Change The Locks: 5 Types Of People Who Might Have Keys To Your New Home

Posted on: 27 March 2015


As you plan to move into a house or an apartment, you're debating whether to have new locks installed. It might seem like a waste of money, but perhaps someone you know has urged you to do this. Unless your landlord has verified changing the locks at the apartment, call a locksmith and get all the door locks redone. It's important to do this even if you've bought a brand new house. The number of people who might have a key to your place could be mind-boggling. 

People Who Might Have Keys 

Previous Residents

How many people used to live in your house or apartment? Depending on the building's age, there might have been dozens of former residents. That's especially true of apartments, where many tenants only stay for a year or two before moving on. Even if they turned in keys to the landlord, they could have kept copies.
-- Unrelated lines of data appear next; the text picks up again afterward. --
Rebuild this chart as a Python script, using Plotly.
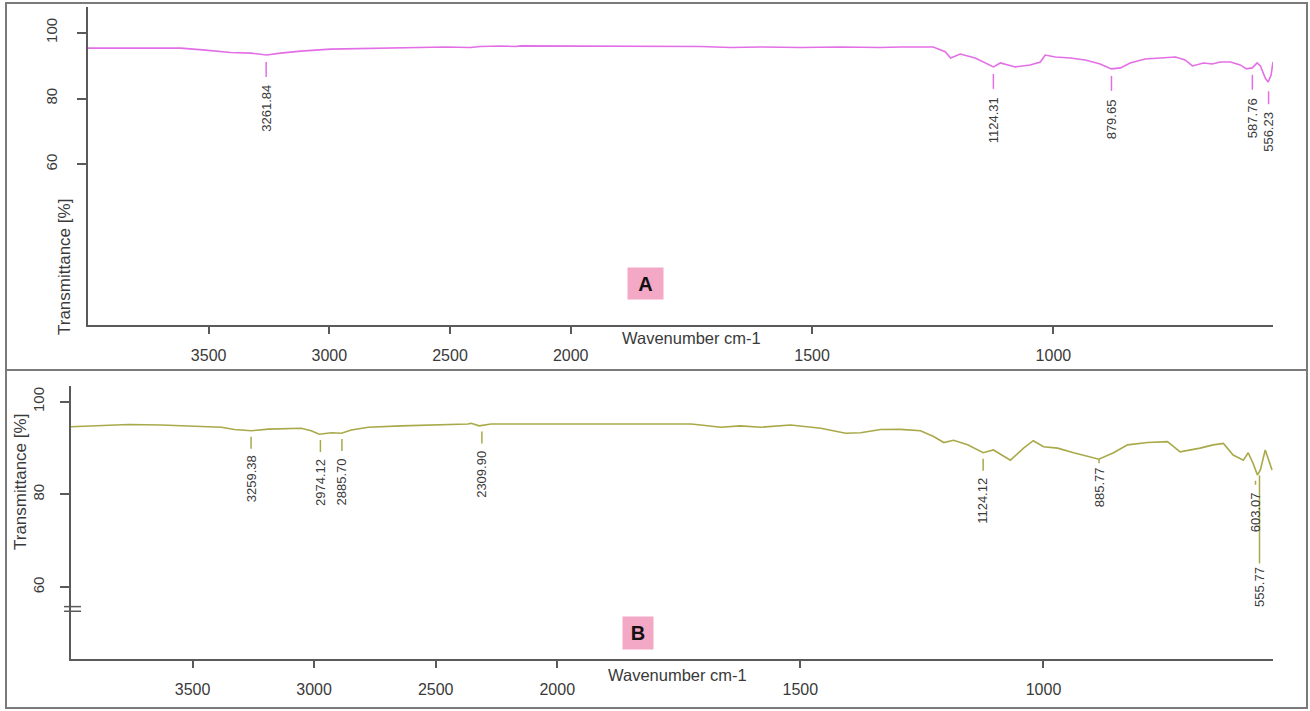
import numpy as np
import plotly.graph_objects as go

# ---------------- data ----------------
# Panel A spectrum (wavenumber cm-1, transmittance %)
a_wn = [4000, 3740, 3616, 3513, 3409, 3326, 3260, 3202, 3119, 2995, 2829, 2622, 2519,
        2415, 2374, 2291, 2229, 2208, 2001, 1938, 1855, 1731, 1669, 1607, 1524, 1441,
        1358, 1317, 1249, 1224, 1213, 1193, 1162, 1124, 1110, 1079, 1048, 1027, 1017,
        996, 965, 934, 903, 880, 861, 841, 810, 778, 747, 727, 712, 689, 671, 654,
        633, 613, 600, 588, 578, 571, 561, 555, 549, 545]
a_t = [95.3, 95.3, 95.3, 94.7, 94.0, 93.8, 93.2, 93.8, 94.4, 95.0, 95.3, 95.5, 95.65,
       95.5, 95.8, 95.95, 95.8, 96.0, 95.95, 95.95, 95.95, 95.8, 95.5, 95.65, 95.5, 95.65,
       95.5, 95.65, 95.65, 94.2, 92.3, 93.5, 92.3, 89.6, 90.8, 89.6, 90.2, 91.1, 93.2,
       92.6, 92.3, 91.7, 90.5, 89.0, 89.3, 90.8, 92.0, 92.3, 92.6, 91.7, 89.9, 90.8, 90.5, 91.1,
       91.1, 90.2, 89.0, 89.3, 90.8, 89.9, 86.2, 85.0, 87.1, 91.1]

# Panel B spectrum
b_wn = [4000, 3763, 3628, 3463, 3381, 3328, 3258, 3188, 3053, 3012, 2979, 2929, 2888,
        2847, 2777, 2642, 2477, 2367, 2354, 2321, 2272, 2001, 1909, 1807, 1725, 1705,
        1664, 1623, 1581, 1520, 1458, 1407, 1376, 1335, 1294, 1253, 1226, 1205, 1185,
        1156, 1124, 1103, 1068, 1041, 1021, 1000, 971, 938, 886, 856, 827, 786, 745,
        719, 678, 651, 630, 610, 589, 579, 569, 560, 554, 544, 538, 530]
b_t = [94.6, 95.1, 95.0, 94.6, 94.5, 94.0, 93.75, 94.1, 94.3, 93.75, 93.0, 93.3, 93.2,
       93.9, 94.5, 94.8, 95.0, 95.2, 95.35, 94.8, 95.2, 95.2, 95.2, 95.2, 95.2, 95.0,
       94.5, 94.8, 94.5, 95.0, 94.3, 93.2, 93.3, 94.0, 94.05, 93.75, 92.5, 91.2, 91.7,
       90.7, 89.0, 89.6, 87.4, 90.0, 91.6, 90.3, 90.0, 89.0, 87.6, 89.0, 90.7, 91.2, 91.4,
       89.2, 90.0, 90.7, 91.0, 88.5, 87.4, 89.0, 86.7, 84.2, 85.3, 89.6, 87.8, 85.3]

a_peaks = [3261.84, 1124.31, 879.65, 587.76, 556.23]
a_peak_labels = ["3261.84", "1124.31", "879.65", "587.76", "556.23"]
b_peaks = [3259.38, 2974.12, 2885.70, 2309.90, 1124.12, 885.77, 603.07, 555.77]
b_peak_labels = ["3259.38", "2974.12", "2885.70", "2309.90", "1124.12", "885.77", "603.07", "555.77"]

x_ticks = [3500, 3000, 2500, 2000, 1500, 1000]
x_tick_labels = ["3500", "3000", "2500", "2000", "1500", "1000"]
y_ticks = [60, 80, 100]
y_tick_labels = ["60", "80", "100"]

# ---------------- styling ----------------
W, H = 1310, 711
FONT = "Liberation Sans, Arial, sans-serif"
COL_A = "#e36fe6"
COL_B = "#a9a94a"
AXC = "#5a5a5a"
TXT = "#3a3a3a"


def ax_u(w):
    """Spectrometer-style axis: scale doubles below 2000 cm-1."""
    w = np.asarray(w, dtype=float)
    return np.where(w >= 2000, w, 2 * w - 2000)


def px(x):
    return x / W


def py(y):
    return 1 - y / H


fig = go.Figure()
fig.add_trace(go.Scatter(x=ax_u(a_wn), y=a_t, mode="lines", line=dict(color=COL_A, width=1.6),
                         xaxis="x", yaxis="y", showlegend=False, hoverinfo="skip"))
fig.add_trace(go.Scatter(x=ax_u(b_wn), y=b_t, mode="lines", line=dict(color=COL_B, width=1.6),
                         xaxis="x2", yaxis="y2", showlegend=False, hoverinfo="skip"))

common_x = dict(showgrid=False, zeroline=False, showline=True, linecolor=AXC, linewidth=2,
                ticks="outside", ticklen=7, tickwidth=1.5, tickcolor=AXC,
                tickvals=list(ax_u(x_ticks)), ticktext=x_tick_labels,
                tickfont=dict(family=FONT, size=16, color=TXT), ticklabelstandoff=8)
common_y = dict(showgrid=False, zeroline=False, showline=True, linecolor=AXC, linewidth=2,
                ticks="outside", ticklen=9, tickwidth=1.5, tickcolor=AXC,
                tickvals=y_ticks, ticktext=y_tick_labels, tickangle=-90,
                tickfont=dict(family=FONT, size=15, color=TXT))

fig.update_layout(
    width=W, height=H, margin=dict(l=0, r=0, t=0, b=0),
    paper_bgcolor="white", plot_bgcolor="white",
    xaxis=dict(domain=[px(88), px(1273)], range=[float(ax_u(4000)), float(ax_u(545))],
               anchor="y", **common_x),
    yaxis=dict(domain=[py(325), py(7)], range=[11.2, 107.8], anchor="x",
               ticklabelstandoff=14, **common_y),
    xaxis2=dict(domain=[px(71), px(1273)], range=[float(ax_u(4000)), float(ax_u(528))],
                anchor="y2", **common_x),
    yaxis2=dict(domain=[py(659), py(386)], range=[44.5, 103.4], anchor="x2",
                ticklabelstandoff=10, **common_y),
)

shapes = []
annots = []

# panel frames
shapes.append(dict(type="rect", xref="paper", yref="paper", x0=px(6), x1=px(1307),
                   y0=py(370), y1=py(3), line=dict(color="#7a7a7a", width=2)))
shapes.append(dict(type="rect", xref="paper", yref="paper", x0=px(6), x1=px(1307),
                   y0=py(708), y1=py(370), line=dict(color="#7a7a7a", width=2)))

# y-axis break mark on B
for yb in (55.8, 54.8):
    shapes.append(dict(type="line", xref="paper", yref="y2", x0=px(64), x1=px(81),
                       y0=yb, y1=yb, line=dict(color=AXC, width=1.5)))


def add_peaks(peaks, labels, wn, tt, xr, yr, col, gap, tlen, tgap, extra=None):
    order = np.argsort(wn)
    wn_s = np.asarray(wn)[order]
    t_s = np.asarray(tt)[order]
    for p, lab in zip(peaks, labels):
        yc = float(np.interp(p, wn_s, t_s))
        xs = 0
        g, L, tg = gap, tlen, tgap
        if extra and lab in extra:
            xs, g, L, tg = extra[lab]
        xu = float(ax_u(p))
        shapes.append(dict(type="line", xref=xr, yref=yr, xsizemode="pixel", xanchor=xu,
                           x0=xs, x1=xs, ysizemode="pixel", yanchor=yc,
                           y0=-g, y1=-(g + L), line=dict(color=col, width=1.5)))
        annots.append(dict(x=xu, y=yc, xref=xr, yref=yr, text=lab, showarrow=False,
                           textangle=-90, xanchor="center", yanchor="top",
                           xshift=xs, yshift=-(g + L + tg),
                           font=dict(family=FONT, size=13, color=TXT)))


add_peaks(a_peaks, a_peak_labels, a_wn, a_t, "x", "y", COL_A, 7, 15, 6,
          extra={"556.23": (1, 10, 13, 6)})
add_peaks(b_peaks, b_peak_labels, b_wn, b_t, "x2", "y2", COL_B, 6, 12, 5,
          extra={"885.77": (0, 0, 4, 2),
                 "603.07": (19, 24, 4, 6),
                 "555.77": (0, 4, 88, 2)})


def paper_text(x, y, text, size, angle=0, **kw):
    annots.append(dict(x=px(x), y=py(y), xref="paper", yref="paper", text=text,
                       showarrow=False, textangle=angle, xanchor="center", yanchor="middle",
                       font=dict(family=FONT, size=size, color=kw.pop("color", TXT)), **kw))


# axis titles
paper_text(64, 267, "Transmittance [%]", 17, angle=-90)
paper_text(20, 482, "Transmittance [%]", 17, angle=-90)
paper_text(691, 338, "Wavenumber cm-1", 16.5)
paper_text(677, 675, "Wavenumber cm-1", 16.5)

# panel letters
paper_text(645, 283, "<b>A</b>", 20, color="#111111", bgcolor="#f3a8c6", width=33, height=29)
paper_text(638, 633, "<b>B</b>", 20, color="#111111", bgcolor="#f3a8c6", width=28, height=30)

fig.update_layout(shapes=shapes, annotations=annots)
fig.write_html("out.html")
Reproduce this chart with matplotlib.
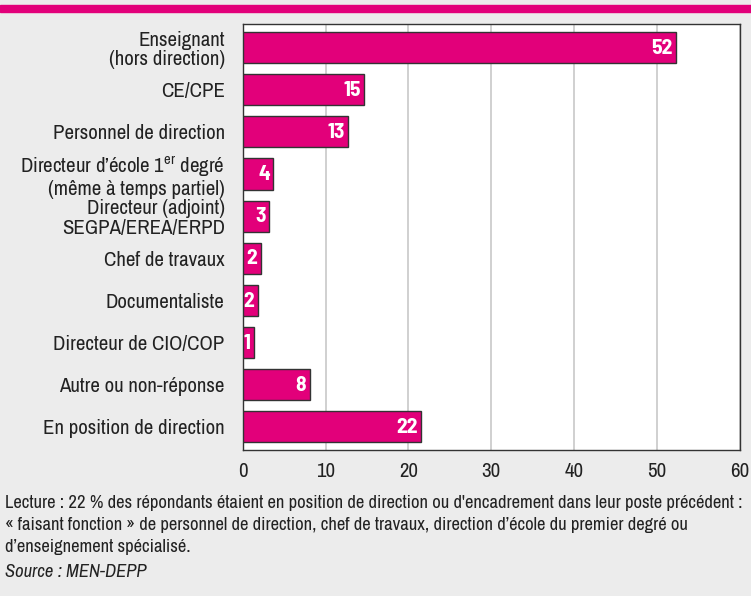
import matplotlib.pyplot as plt

categories = [
    "Enseignant\n(hors direction)",
    "CE/CPE",
    "Personnel de direction",
    "Directeur d\u2019\u00e9cole 1$^{\\rm er}$ degr\u00e9\n(m\u00eame \u00e0 temps partiel)",
    "Directeur (adjoint)\nSEGPA/EREA/ERPD",
    "Chef de travaux",
    "Documentaliste",
    "Directeur de CIO/COP",
    "Autre ou non-r\u00e9ponse",
    "En position de direction",
]
values = [52.3, 14.7, 12.7, 3.7, 3.2, 2.2, 1.8, 1.4, 8.1, 21.5]
value_labels = ["52", "15", "13", "4", "3", "2", "2", "1", "8", "22"]
xticks = [0, 10, 20, 30, 40, 50, 60]

caption = ("Lecture : 22 % des r\u00e9pondants \u00e9taient en position de direction ou d'encadrement dans leur poste pr\u00e9c\u00e9dent :\n"
           "\u00ab faisant fonction \u00bb de personnel de direction, chef de travaux, direction d\u2019\u00e9cole du premier degr\u00e9 ou\n"
           "d\u2019enseignement sp\u00e9cialis\u00e9.")
source = "Source : MEN-DEPP"

magenta = "#e2007a"
bg = "#ececec"
font = "Archivo Narrow"
bold_font = "Barlow Semi Condensed"

plt.rcParams["font.family"] = [font, "DejaVu Sans"]
plt.rcParams["mathtext.fontset"] = "custom"
plt.rcParams["mathtext.rm"] = font

fig = plt.figure(figsize=(7.51, 5.96), dpi=100, facecolor=bg)
ax = fig.add_axes([0.3232, 0.245, 0.6615, 0.7148])
ax.set_facecolor("white")

# top stripe
fig.patches.append(plt.Rectangle((0, 1 - 12 / 596), 1, 7 / 596, transform=fig.transFigure,
                                 color=magenta, zorder=0))

y = list(range(len(categories)))
ax.barh(y, values, height=0.74, color=magenta, edgecolor="#333333", linewidth=1, zorder=3)
for yi, v, lab in zip(y, values, value_labels):
    ax.annotate(lab, (v, yi), xytext=(-2.5, -0.5), textcoords="offset points",
                ha="right", va="center", color="white", fontweight="bold",
                family=[bold_font, "DejaVu Sans"], fontsize=15.5, zorder=4)

ax.set_xlim(0, 60)
ax.set_ylim(9.55, -0.56)
ax.set_xticks(xticks)
ax.set_yticks(y)
ax.set_yticklabels(categories, fontsize=15, color="#222222", linespacing=1.05)
ax.tick_params(axis="y", length=0, pad=13)
ax.tick_params(axis="x", length=0, pad=9, labelsize=15, labelcolor="#222222")
ax.grid(axis="x", color="#c8c8c8", linewidth=1.2, zorder=0)
for s in ax.spines.values():
    s.set_color("#333333")
    s.set_linewidth(1)

fig.text(5 / 751, 1 - 495 / 596, caption, fontsize=13.4, color="#222222",
         va="top", ha="left", linespacing=1.45)
fig.text(5 / 751, 1 - 564 / 596, source, fontsize=13.4, color="#222222",
         va="top", ha="left", style="italic")

fig.savefig("out.png", dpi=100, facecolor=bg)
Friends and Relatives of Previous Residents

If 10 people have lived in your house or apartment before you, those 10 people may each have given out keys to friends, relatives or romantic partners. That means you may have numerous additional keys floating around out there. 


It's not uncommon for people to give a key to a neighbor in the event they lock themselves out, or to have somebody feed the cat or check on the place during an extended vacation or business trip. 

Babysitters & Housekeepers

Previous residents may have paid nannies or babysitters to care for the children and hired house cleaners to keep the place clean and tidy. Any of those individuals may have been given a key to the house or apartment and may still have the original or a copy. 


A former resident might have let a painter, carpenter or plumber have a key to the place if these individuals needed to work there for several days running. There's always a possibility that an unscrupulous crew member could have sneaked the key to the hardware store for a copy. 

Numerous workers also can have keys to a brand new house. Not only the primary home builder but crew members and subcontractors may still be able to get in.

Concluding Thoughts

Many individuals may have keys to your new residence, and you have no idea whether these people can be trusted. For peace of mind, have a locksmith change the locks before you move in. Depending on the condition of the locks, the locksmith (such as one from Malibu Locksmith) may replace the pins inside the lock, a process known as rekeying. If the locks aren't in good shape or could use upgrading, replacing them entirely is the best idea.